The Future of Exploration

So, what's next for planetary science and astronomy? The future is incredibly bright, full of exciting possibilities and ambitious goals. We're talking about returning humans to the Moon with the Artemis program, establishing a sustainable presence there, and using it as a stepping stone for missions to Mars. Imagine humans walking on the Red Planet! That's no longer just science fiction; it's a tangible goal that planetary science is actively working towards. Robotic missions will continue to push boundaries, exploring even more distant and intriguing worlds. We're looking at missions to Uranus and Neptune, planets we know relatively little about. There's also interest in exploring ocean worlds like Titan and Enceladus in greater detail, perhaps even sending submersibles to explore their hidden oceans. Astronomy will see the continued development of even more powerful telescopes, both ground-based and space-based, allowing us to probe deeper into the universe, study the earliest galaxies, and search for even more Earth-like exoplanets. The study of dark matter and dark energy, the mysterious components that make up most of the universe, will also be a major focus. AI and machine learning are becoming increasingly important tools, helping scientists analyze the massive datasets generated by telescopes and spacecraft. The collaboration between nations and private companies is also growing, accelerating the pace of discovery and innovation. The future of planetary science and astronomy is about bolder missions, deeper understanding, and perhaps, just perhaps, answering that age-old question about whether we are alone. It's a thrilling time to be a space enthusiast, and the discoveries yet to come are sure to be spectacular.

Conclusion

In a nutshell, planetary science and astronomy are twin pillars supporting our understanding of the cosmos. Planetary science focuses on the details of planets and other celestial bodies, their formation, evolution, and potential for life, often through direct exploration. Astronomy, on the other hand, takes a grander view, studying the universe's structure, stars, galaxies, and the fundamental laws that govern them, typically through observation.
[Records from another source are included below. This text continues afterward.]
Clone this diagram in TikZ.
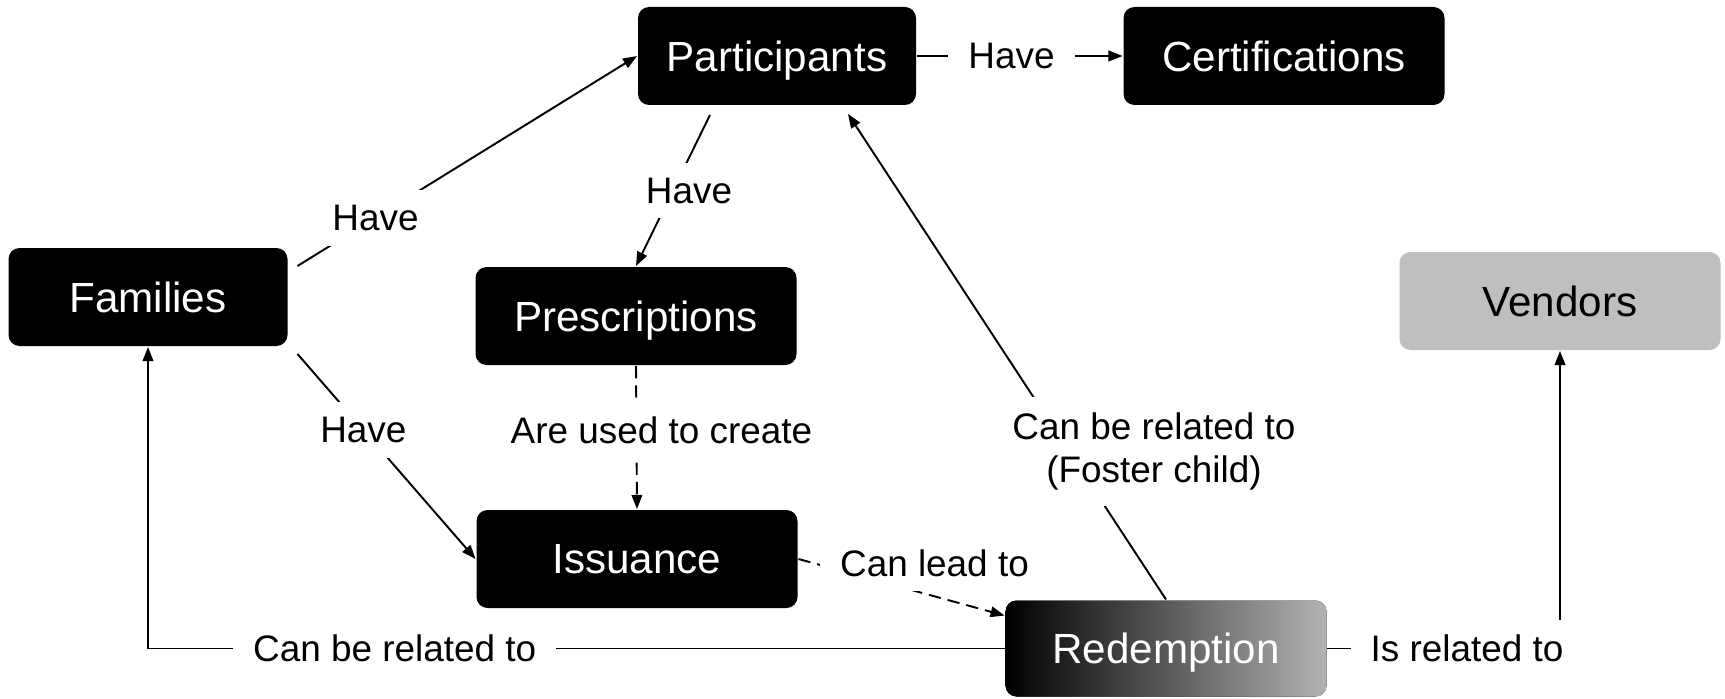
\documentclass[tikz,border=0pt]{standalone}
\usepackage{fontspec}
\setmainfont{Liberation Sans}
\usetikzlibrary{arrows.meta}

\begin{document}
\begin{tikzpicture}[
  box/.style={rounded corners=0.22cm, fill=black, text=white, minimum width=6.42cm, minimum height=1.96cm, text depth=0pt, font=\fontsize{24}{28}\selectfont},
  lbl/.style={fill=white, inner xsep=0.4cm, inner ysep=0.3cm, font=\fontsize{21}{25}\selectfont, align=center},
  dsh/.style={dash pattern=on 7pt off 4pt},
  >={Triangle[length=8pt,width=6pt]}, line width=1.1pt]
  \useasboundingbox (0,0) rectangle (34.5,13.96);
  \node[box, minimum width=5.56cm](0) at (15.54,12.84){Participants};
  \node[box](1) at (25.68,12.84){Certifications};
  \node[box, minimum width=5.58cm](2) at (2.96,8.02){Families};
  \node[box](3) at (12.72,7.64){Prescriptions};
  \node[box](4) at (12.74,2.78){Issuance};
  \node[box, fill=black!25, text=black](5) at (31.2,7.94){Vendors};
  \node[box, left color=black, right color=black!30, minimum height=1.92cm](6) at (23.32,0.99){Redemption};
  \draw[->] ([shift={(0.18,0.62)}]2.east) -- node[lbl, pos=0.23]{Have} (0.west);
  \draw[->] ([shift={(-1.34,-0.18)}]0.south) -- node[lbl, xshift=0.32cm]{Have} (3.north);
  \draw[->] (0.east) -- node[lbl, pos=0.46]{Have} (1.west);
  \draw[->] ([shift={(0.18,-0.14)}]2.south east) -- node[lbl, pos=0.37]{Have} (4.west);
  \draw[->, dsh] (3.south) -- node[lbl, pos=0.45, xshift=0.5cm]{Are used to create} (4.north);
  \draw[->, dsh] (4.east) -- node[lbl, pos=0.66, yshift=0.67cm]{Can lead to} ([yshift=-0.32cm]6.north west);
  \draw[->] (6.north) -- node[lbl, pos=0.305, xshift=1.7cm]{Can be related to\\(Foster child)} ([shift={(1.42,-0.16)}]0.south);
  \draw[->] (6.west) -| node[lbl, pos=0.356]{Can be related to} (2.south);
  \draw[->] (6.east) -| node[lbl, pos=0.3]{Is related to} (5.south);
\end{tikzpicture}
\end{document}
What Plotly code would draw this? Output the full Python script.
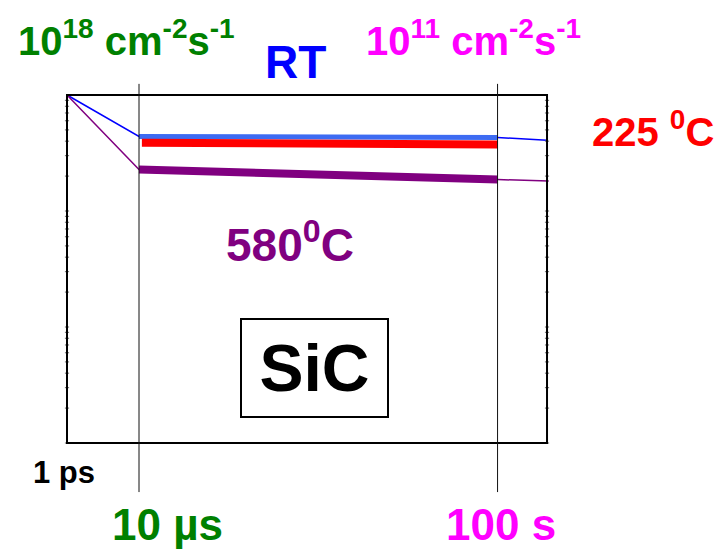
import plotly.graph_objects as go

# Schematic time axis: 1 ps at 0, 10 us at 1, 100 s at ~6 (compressed scale)
time_labels = ["1 ps", "10 µs", "100 s"]
time_pos = [0.0, 1.0, 5.98]
box_right = 6.667

# Relative level (1 = starting level at 1 ps)
rt_x = [0.0, 1.0, 5.98, 6.667]
rt_y = [1.0, 0.881, 0.878, 0.870]

t225_x = [1.04, 5.98]
t225_y = [0.863, 0.858]

t580_x = [0.0, 1.0, 5.98, 6.69]
t580_y = [1.0, 0.786, 0.757, 0.753]

# minor tick fractions inside a decade of the frame (log spacing)
minor_frac = [0.0, 0.301, 0.477, 0.602, 0.699, 0.778, 0.845, 0.903, 0.954]
n_decades = 3

W, H = 723, 551
FONT = "Liberation Sans, Arial, sans-serif"

fig = go.Figure()

# thin connecting lines
fig.add_trace(go.Scatter(x=rt_x, y=rt_y, mode="lines",
                         line=dict(color="#0000ff", width=1.5), hoverinfo="skip"))
fig.add_trace(go.Scatter(x=t580_x, y=t580_y, mode="lines",
                         line=dict(color="#800080", width=1.5), hoverinfo="skip"))
# thick segments between 10 us and 100 s
fig.add_trace(go.Scatter(x=rt_x[1:3], y=rt_y[1:3], mode="lines",
                         line=dict(color="#3d6bf2", width=5), hoverinfo="skip"))
fig.add_trace(go.Scatter(x=t225_x, y=t225_y, mode="lines",
                         line=dict(color="#ff0000", width=8), hoverinfo="skip"))
fig.add_trace(go.Scatter(x=t580_x[1:3], y=t580_y[1:3], mode="lines",
                         line=dict(color="#800080", width=8), hoverinfo="skip"))

# small ticks on the left and right frame edges
tick_y = []
for d in range(n_decades):
    for f in minor_frac:
        tick_y.append((d + f) / n_decades)
for xe in (0.0, box_right):
    fig.add_trace(go.Scatter(x=[xe] * len(tick_y), y=tick_y, mode="markers",
                             marker=dict(symbol="line-ew", size=3,
                                         line=dict(color="#666666", width=1)),
                             hoverinfo="skip"))

# frame
fig.add_shape(type="rect", x0=0, x1=box_right, y0=0, y1=1,
              line=dict(color="black", width=2))
# time markers
for xp in time_pos[1:]:
    fig.add_shape(type="line", x0=xp, x1=xp, y0=-0.141, y1=1.032,
                  line=dict(color="#111111", width=1))


def px(x):
    return x / W


def py(y):
    return 1 - y / H


def label(text, xc, base, size, color, **kw):
    fig.add_annotation(text=text, x=px(xc), y=py(base - 0.33 * size),
                       xref="paper", yref="paper", showarrow=False,
                       xanchor="center", yanchor="middle",
                       font=dict(family=FONT, size=size, color=color, weight="bold"),
                       **kw)


label("10<sup>18</sup> cm<sup>-2</sup>s<sup>-1</sup>", 126, 51, 40, "#008000")
label("10<sup>11</sup> cm<sup>-2</sup>s<sup>-1</sup>", 473, 51, 40, "#ff00ff")
label("RT", 295, 77, 46, "#0000ff")
label("225 <sup>0</sup>C", 653, 142, 40, "#ff0000")
label("580<sup>0</sup>C", 290, 257, 46, "#800080")
label(time_labels[0], 64, 483, 31, "#000000")
label(time_labels[1], 167, 539, 44, "#008000")
label(time_labels[2], 501, 539, 44, "#ff00ff")

fig.add_annotation(text="SiC", x=px(314.5), y=py(368), xref="paper", yref="paper",
                   showarrow=False, xanchor="center", yanchor="middle",
                   width=145, height=96, bordercolor="black", borderwidth=2,
                   borderpad=0, bgcolor="white",
                   font=dict(family=FONT, size=66, color="black", weight="bold"))

fig.update_layout(
    width=W, height=H, autosize=False,
    margin=dict(l=0, r=0, t=0, b=0),
    paper_bgcolor="white", plot_bgcolor="white",
    showlegend=False,
    xaxis=dict(range=[-67 / 72, (W - 67) / 72], visible=False, fixedrange=True),
    yaxis=dict(range=[-(H - 443) / 348, 443 / 348], visible=False, fixedrange=True),
)

fig.write_html("out.html")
Together, they provide a comprehensive picture of our universe, from our immediate cosmic neighbors to the farthest reaches of space. The ongoing exploration, driven by curiosity and technological innovation, continues to reveal the universe's wonders, challenging our perspectives and expanding our knowledge. Whether it's the intricate details of a Martian landscape or the vast expanse of a distant galaxy, these fields offer endless opportunities for discovery and inspire awe in all who look up at the night sky. Keep looking up, guys – there's always something new to discover!